A German neo-Nazi has been sentenced to life in prison for murdering pro-migration politician Walter Luebcke, a killing that shocked the country and highlighted the growing threat of right-wing violence.
Stephan Ernst, 47, was found guilty of shooting dead the politician from Angela Merkel’s conservative CDU party on June 1, 2019, in what is believed to be Germany’s first far-right political assassination since World War II.
The conservative politician was found lifeless on the terrace of his home near the central city of Kassel; an autopsy showed he had been shot in the head at close range.
Summing up its case in December, the prosecution said Ernst had been motivated by “racism and xenophobia”.
A co-defendant, Markus Hartmann, who had been accused of being an accessory in the killing and allegedly helping Ernst in weapons training, was cleared of the complicity charge.
He was found guilty of weapons possession charges and received a suspended sentence of 1.5 years.
Al Jazeera’s Dominic Kane, reporting from the German capital, Berlin, said the case had “shocked many people” throughout the country.
“It has provoked many different politicians to wonder about the safety of people like Luebcke, given the danger that they now believe that they face,” he said.
Kane added that the court’s decision on the “nature” of Ernst’s crime, namely it’s “far-right element”, meant he would have to serve more than a minimum of 15 years before he can have any hope of being paroled.
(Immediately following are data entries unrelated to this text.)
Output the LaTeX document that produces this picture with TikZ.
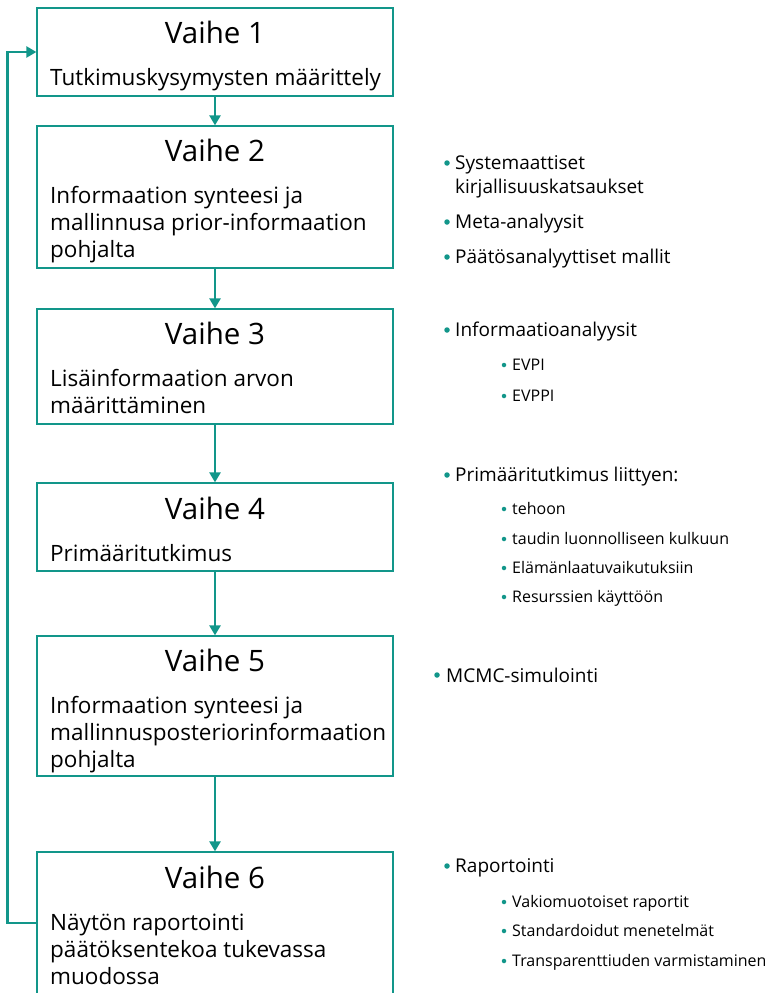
\documentclass[tikz,border=0pt]{standalone}
\usepackage{fontspec}
\setmainfont{Open Sans}
\usetikzlibrary{arrows.meta}
\definecolor{vteal}{RGB}{18,150,138}
\tikzset{
  box/.style={draw=vteal, line width=1.3pt, minimum width=356pt, inner sep=0pt},
  flow/.style={vteal, line width=2.6pt, -{Triangle[width=11pt,length=10pt]}},
  title/.style={anchor=base, font=\fontsize{29.5}{34}\selectfont},
  body/.style={anchor=base west, align=left, inner sep=0pt, font=\fontsize{22.5}{27}\selectfont},
  item/.style={anchor=base west, align=left, inner sep=0pt, font=\fontsize{19}{24}\selectfont},
  sub/.style={anchor=base west, inner sep=0pt, font=\fontsize{16}{18}\selectfont},
  dot/.style={circle, fill=vteal, inner sep=0pt, minimum size=5.5pt},
  subdot/.style={circle, fill=vteal, inner sep=0pt, minimum size=4.5pt}
}
\begin{document}
\begin{tikzpicture}[x=1pt,y=-1pt]
\clip (0,0) rectangle (765,993);
% vaiheet
\node[box, minimum height=88pt] (v1) at (215,52) {};
\node[box, minimum height=142pt] (v2) at (215,197) {};
\node[box, minimum height=115pt] (v3) at (215,366.5) {};
\node[box, minimum height=88pt] (v4) at (215,527) {};
\node[box, minimum height=140pt] (v5) at (215,706) {};
\node[box, minimum height=158pt] (v6) at (215,931) {};
\node[title] (t1) at (215,43) {Vaihe 1};
\node[title] (t2) at (215,161) {Vaihe 2};
\node[title] (t3) at (215,344) {Vaihe 3};
\node[title] (t4) at (215,519) {Vaihe 4};
\node[title] (t5) at (215,671) {Vaihe 5};
\node[title] (t6) at (215,888) {Vaihe 6};
\node[body] (b1) at (50,85) {Tutkimuskysymysten määrittely};
\node[body] (b2) at (50,257) {Informaation synteesi ja\\mallinnusa prior-informaation\\pohjalta};
\node[body] (b3) at (50,413) {Lisäinformaation arvon\\määrittäminen};
\node[body] (b4) at (50,561) {Primääritutkimus};
\node[body] (b5) at (50,767) {Informaation synteesi ja\\mallinnusposteriorinformaation\\pohjalta};
\node[body] (b6) at (50,984) {Näytön raportointi\\päätöksentekoa tukevassa\\muodossa};
% nuolet
\draw[flow] (v1) -- (v2);
\draw[flow] (v2) -- (v3);
\draw[flow] (v3) -- (v4);
\draw[flow] (v4) -- (v5);
\draw[flow] (v5) -- (v6);
\draw[flow] ([yshift=8pt]v6.west) -- ++(-29,0) |- (v1.west);
% menetelmat
\node[dot] (d2a) at (447,163) {};
\node[item] (i2a) at (455,193) {Systemaattiset\\kirjallisuuskatsaukset};
\node[dot] (d2b) at (447,222) {};
\node[item] (i2b) at (455,228) {Meta-analyysit};
\node[dot] (d2c) at (447,257) {};
\node[item] (i2c) at (455,263) {Päätösanalyyttiset mallit};
\node[dot] (d3a) at (447,330) {};
\node[item] (i3a) at (455,336) {Informaatioanalyysit};
\node[subdot] (s3a) at (504,365) {};
\node[sub] (j3a) at (512,370) {EVPI};
\node[subdot] (s3b) at (504,396) {};
\node[sub] (j3b) at (512,401) {EVPPI};
\node[dot] (d4a) at (447,475) {};
\node[item] (i4a) at (455,481) {Primääritutkimus liittyen:};
\node[subdot] (s4a) at (504,509) {};
\node[sub] (j4a) at (512,514) {tehoon};
\node[subdot] (s4b) at (504,539) {};
\node[sub] (j4b) at (512,544) {taudin luonnolliseen kulkuun};
\node[subdot] (s4c) at (504,568) {};
\node[sub] (j4c) at (512,573) {Elämänlaatuvaikutuksiin};
\node[subdot] (s4d) at (504,597) {};
\node[sub] (j4d) at (512,602) {Resurssien käyttöön};
\node[dot] (d5a) at (437,675) {};
\node[item] (i5a) at (446,682) {MCMC-simulointi};
\node[dot] (d6a) at (447,866) {};
\node[item] (i6a) at (455,872) {Raportointi};
\node[subdot] (s6a) at (504,902) {};
\node[sub] (j6a) at (512,907) {Vakiomuotoiset raportit};
\node[subdot] (s6b) at (504,931) {};
\node[sub] (j6b) at (512,936) {Standardoidut menetelmät};
\node[subdot] (s6c) at (504,961) {};
\node[sub] (j6c) at (512,966) {Transparenttiuden varmistaminen};
\end{tikzpicture}
\end{document}
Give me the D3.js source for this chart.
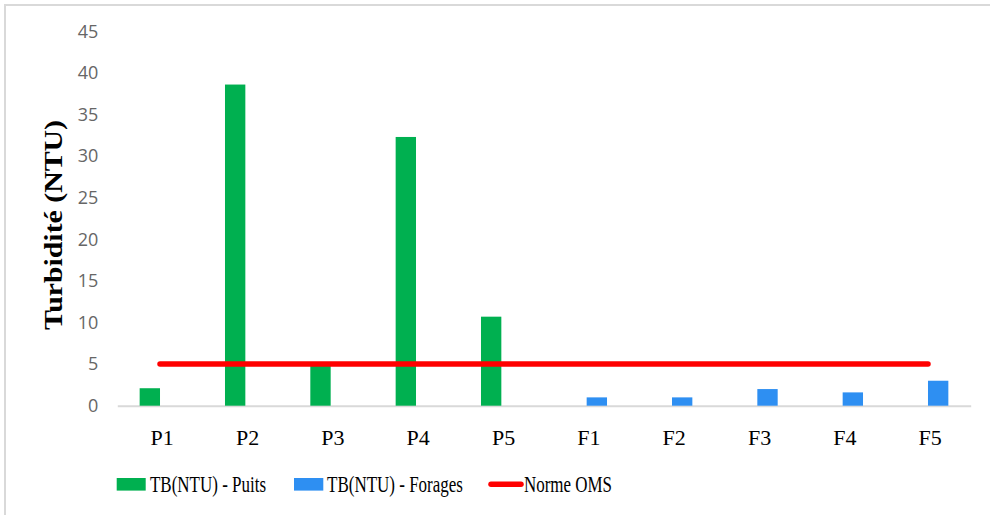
<!DOCTYPE html>
<html>
<head>
<meta charset="utf-8">
<script src="https://cdn.jsdelivr.net/npm/d3@7"></script>
<style>
  html, body { margin: 0; padding: 0; background: #fff; }
  svg { display: block; }
</style>
</head>
<body>
<svg id="chart" width="990" height="515"></svg>
<script>
// Sampling points: wells (P) and boreholes (F)
const categories = ["P1", "P2", "P3", "P4", "P5", "F1", "F2", "F3", "F4", "F5"];
const puitsValues = [2.1, 38.6, 4.9, 32.3, 10.7, null, null, null, null, null];
const foragesValues = [null, null, null, null, null, 1.0, 1.0, 2.0, 1.6, 3.0];
const normeValue = 5;
const yTicks = [0, 5, 10, 15, 20, 25, 30, 35, 40, 45];
const seriesNames = ["TB(NTU) - Puits", "TB(NTU) - Forages", "Norme OMS"];

const colors = { puits: "#00b050", forages: "#2e8ff2", norme: "#ff0000" };

const svg = d3.select("#chart");

// Outer frame
svg.append("path")
  .attr("d", "M5,515 L5,5 L990,5")
  .attr("fill", "none")
  .attr("stroke", "#d9d9d9")
  .attr("stroke-width", 2);

const plot = { left: 117.3, right: 970.7, top: 31.3, bottom: 405.7 };

const x = d3.scaleBand()
  .domain(categories)
  .range([plot.left, plot.right])
  .paddingInner(0.523)
  .paddingOuter(0.262);

const xSub = d3.scaleBand()
  .domain(["puits", "forages"])
  .range([0, x.bandwidth()]);

const y = d3.scaleLinear()
  .domain([0, 45])
  .range([plot.bottom, plot.top]);

// Y axis tick labels (no axis line, no tick marks)
const yAxis = svg.append("g")
  .attr("transform", `translate(${plot.left},0)`)
  .call(d3.axisLeft(y).tickValues(yTicks).tickSize(0).tickPadding(19));
yAxis.select(".domain").remove();
yAxis.selectAll("text")
  .attr("font-family", "'Open Sans', sans-serif")
  .attr("font-size", 18)
  .attr("fill", "#666666");

// X axis baseline and category labels
const xAxis = svg.append("g")
  .attr("transform", `translate(0,${plot.bottom})`)
  .call(d3.axisBottom(x).tickSize(0).tickPadding(24));
xAxis.select(".domain")
  .attr("stroke", "#d9d9d9")
  .attr("stroke-width", 2);
xAxis.selectAll("text")
  .attr("font-family", "'Liberation Serif', 'Times New Roman', serif")
  .attr("font-size", 22)
  .attr("font-weight", "normal")
  .attr("fill", "#000")
  .attr("dx", "0.1em");

// Bars
const barData = [];
categories.forEach((c, i) => {
  if (puitsValues[i] != null) barData.push({ cat: c, key: "puits", value: puitsValues[i] });
  if (foragesValues[i] != null) barData.push({ cat: c, key: "forages", value: foragesValues[i] });
});

svg.append("g").selectAll("rect")
  .data(barData)
  .join("rect")
  .attr("x", d => x(d.cat) + xSub(d.key))
  .attr("width", xSub.bandwidth())
  .attr("y", d => y(d.value))
  .attr("height", d => y(0) - y(d.value))
  .attr("fill", d => colors[d.key]);

// WHO guideline line, drawn across category centres
const lineData = categories.map(c => ({ cat: c, value: normeValue }));
svg.append("path")
  .datum(lineData)
  .attr("fill", "none")
  .attr("stroke", colors.norme)
  .attr("stroke-width", 5.5)
  .attr("stroke-linecap", "round")
  .attr("d", d3.line()
    .x(d => x(d.cat) + x.bandwidth() / 2)
    .y(d => y(d.value)));

// Y axis title
svg.append("text")
  .attr("transform", "translate(62,225) rotate(-90)")
  .attr("text-anchor", "middle")
  .attr("font-family", "'Liberation Serif', 'Times New Roman', serif")
  .attr("font-weight", "bold")
  .attr("font-size", 25)
  .attr("textLength", 210)
  .attr("lengthAdjust", "spacingAndGlyphs")
  .text("Turbidité (NTU)");

// Legend
const legendY = 484.3;
const legend = svg.append("g");
const legendItems = [
  { name: seriesNames[0], type: "rect", color: colors.puits, sx: 116.7, sw: 29, tx: 150, tw: 116 },
  { name: seriesNames[1], type: "rect", color: colors.forages, sx: 294, sw: 29.3, tx: 327, tw: 136 },
  { name: seriesNames[2], type: "line", color: colors.norme, sx: 491, sw: 30, tx: 524, tw: 88 }
];
legendItems.forEach(it => {
  if (it.type === "rect") {
    legend.append("rect")
      .attr("x", it.sx).attr("y", legendY - 6.3)
      .attr("width", it.sw).attr("height", 12.6)
      .attr("fill", it.color);
  } else {
    legend.append("line")
      .attr("x1", it.sx).attr("x2", it.sx + it.sw)
      .attr("y1", legendY).attr("y2", legendY)
      .attr("stroke", it.color)
      .attr("stroke-width", 5.5)
      .attr("stroke-linecap", "round");
  }
  legend.append("text")
    .attr("x", it.tx).attr("y", legendY + 7.8)
    .attr("font-family", "'Liberation Serif', 'Times New Roman', serif")
    .attr("font-size", 23)
    .attr("fill", "#000")
    .attr("textLength", it.tw)
    .attr("lengthAdjust", "spacingAndGlyphs")
    .text(it.name);
});
</script>
</body>
</html>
Luebcke, 65, belonged to Chancellor Angela Merkel’s conservative CDU party and headed the Kassel regional council in the western state of Hesse.
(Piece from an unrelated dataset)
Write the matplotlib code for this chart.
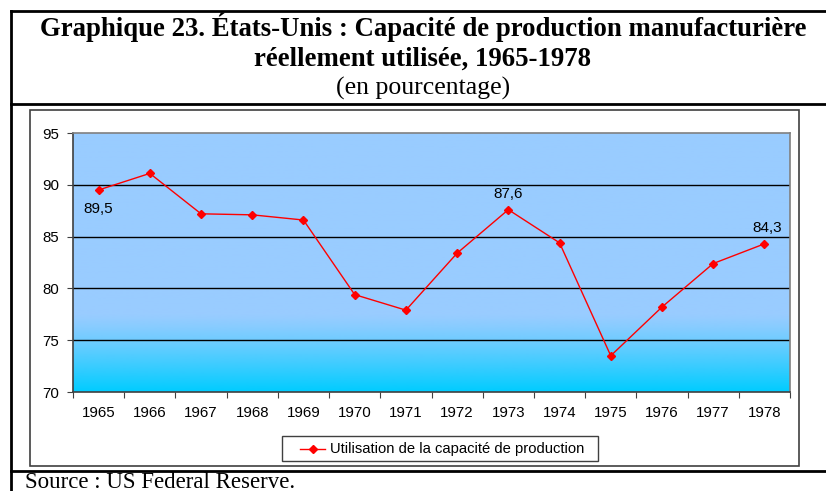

He supported Merkel’s 2015 decision to open the country’s borders to refugees and spoke in favour of hosting asylum seekers in a local town.
Prosecutors believe Ernst and his accomplice attended a speech by Luebcke in October 2015 when the politician defended helping refugees, adding that anyone who did not agree with those values was “free to leave the country”.
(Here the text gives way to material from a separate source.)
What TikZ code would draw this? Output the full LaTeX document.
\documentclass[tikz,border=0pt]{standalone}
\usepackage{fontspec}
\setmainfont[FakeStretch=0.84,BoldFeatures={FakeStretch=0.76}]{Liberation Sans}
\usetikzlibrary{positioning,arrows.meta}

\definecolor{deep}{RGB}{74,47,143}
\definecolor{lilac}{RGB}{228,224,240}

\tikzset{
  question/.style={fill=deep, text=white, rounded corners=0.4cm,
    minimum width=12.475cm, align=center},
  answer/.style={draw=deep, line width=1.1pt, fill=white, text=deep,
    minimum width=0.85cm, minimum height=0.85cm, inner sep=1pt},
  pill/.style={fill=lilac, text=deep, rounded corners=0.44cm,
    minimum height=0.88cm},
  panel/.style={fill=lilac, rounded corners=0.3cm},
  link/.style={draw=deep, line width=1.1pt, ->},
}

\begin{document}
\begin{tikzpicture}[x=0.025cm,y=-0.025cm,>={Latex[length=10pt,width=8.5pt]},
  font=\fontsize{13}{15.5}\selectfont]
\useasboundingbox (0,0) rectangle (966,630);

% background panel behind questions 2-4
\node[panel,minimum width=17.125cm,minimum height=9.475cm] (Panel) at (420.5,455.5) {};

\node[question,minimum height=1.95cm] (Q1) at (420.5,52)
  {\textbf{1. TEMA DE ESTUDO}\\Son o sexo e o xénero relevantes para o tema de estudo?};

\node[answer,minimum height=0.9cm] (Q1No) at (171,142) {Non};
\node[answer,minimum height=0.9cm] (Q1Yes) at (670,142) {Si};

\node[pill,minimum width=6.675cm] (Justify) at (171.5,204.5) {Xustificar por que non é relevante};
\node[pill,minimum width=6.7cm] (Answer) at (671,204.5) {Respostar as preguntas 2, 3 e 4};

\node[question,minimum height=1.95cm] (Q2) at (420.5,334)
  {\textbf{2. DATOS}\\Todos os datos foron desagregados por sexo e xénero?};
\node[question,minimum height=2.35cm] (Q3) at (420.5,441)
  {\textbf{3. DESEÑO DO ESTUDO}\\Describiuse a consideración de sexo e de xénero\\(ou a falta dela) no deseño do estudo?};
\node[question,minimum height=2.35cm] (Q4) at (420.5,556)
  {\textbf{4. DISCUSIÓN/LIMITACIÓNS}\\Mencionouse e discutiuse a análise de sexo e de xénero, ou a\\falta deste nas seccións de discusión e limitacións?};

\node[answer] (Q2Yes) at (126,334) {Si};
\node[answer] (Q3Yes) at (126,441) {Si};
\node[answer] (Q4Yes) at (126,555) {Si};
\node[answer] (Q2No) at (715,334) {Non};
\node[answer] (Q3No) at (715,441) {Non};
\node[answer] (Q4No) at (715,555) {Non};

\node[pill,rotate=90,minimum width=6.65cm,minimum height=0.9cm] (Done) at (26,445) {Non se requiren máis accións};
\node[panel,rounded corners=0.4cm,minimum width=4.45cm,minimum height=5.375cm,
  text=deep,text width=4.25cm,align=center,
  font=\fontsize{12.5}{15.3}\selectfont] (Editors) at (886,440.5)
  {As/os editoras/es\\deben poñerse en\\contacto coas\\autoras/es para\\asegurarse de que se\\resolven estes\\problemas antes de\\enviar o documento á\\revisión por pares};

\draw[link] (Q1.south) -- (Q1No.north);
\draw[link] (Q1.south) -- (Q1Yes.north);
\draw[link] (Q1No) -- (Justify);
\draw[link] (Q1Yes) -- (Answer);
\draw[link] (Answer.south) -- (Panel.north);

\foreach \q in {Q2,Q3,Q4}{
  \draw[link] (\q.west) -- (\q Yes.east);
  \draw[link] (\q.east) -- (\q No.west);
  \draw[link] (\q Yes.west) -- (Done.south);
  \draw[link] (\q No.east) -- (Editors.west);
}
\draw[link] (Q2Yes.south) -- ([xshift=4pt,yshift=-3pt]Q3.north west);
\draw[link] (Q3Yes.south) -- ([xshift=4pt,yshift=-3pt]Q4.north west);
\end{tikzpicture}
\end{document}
The remark was widely shared online and turned Luebcke into a hate figure for the far right.
After the speech, Ernst “increasingly projected his hatred of foreigners” on to Luebcke, prosecutors said at the opening of the trial in June.
Following mass sexual assaults by migrants against women in Cologne on New Year’s Eve 2015 and a 2016 attack in the French city of Nice, Ernst allegedly began tracking Luebcke’s movements.
Between 2016 and 2018, prosecutors say he worked with Hartmann to improve his skill with firearms, and the two attended right-wing demonstrations together.
In the course of their investigations, prosecutors separately charged Ernst with attempted murder for allegedly stabbing an Iraqi asylum seeker in the back in 2016.
They also uncovered weapons and ammunition belonging to Ernst, including revolvers, pistols and a submachine gun.
Although Ernst initially admitted killing Luebcke, he later retracted his confession and said Hartmann had pulled the trigger.
But he then sacked his defence lawyer and reverted to his original confession, claiming he had been pushed into blaming Hartmann.
Ernst has a long criminal history and was known to police as a neo-Nazi sympathiser.
He was convicted of an attempted bomb attack on an asylum home in 1993. German media say he took part in neo-Nazi clashes targeting a union demonstration in 2009.
But Ernst then slipped off the security services’ radar, fuelling criticism that the authorities were not taking the far-right threat seriously enough.
German police came under fire years earlier for overlooking racist crimes after it emerged that a neo-Nazi terror cell, the National Socialist Underground, had killed 10 people, mainly immigrants, between 2000 and 2007.
In October 2019, just months after Luebcke’s death, Germany was rocked by a shooting at a synagogue in the eastern city of Halle that left two people dead.
Neo-Nazi Stephan Balliet, 28, was sentenced to life in prison in December for that attack, described as the country’s worst anti-Semitic atrocity since World War II.
Last February, another gunman shot dead nine people of migrant origin in the central town of Hanau.
Interior Minister Horst Seehofer has declared far-right extremism the “biggest security threat facing Germany”.
He has promised tougher security measures, including a crackdown on online hate speech.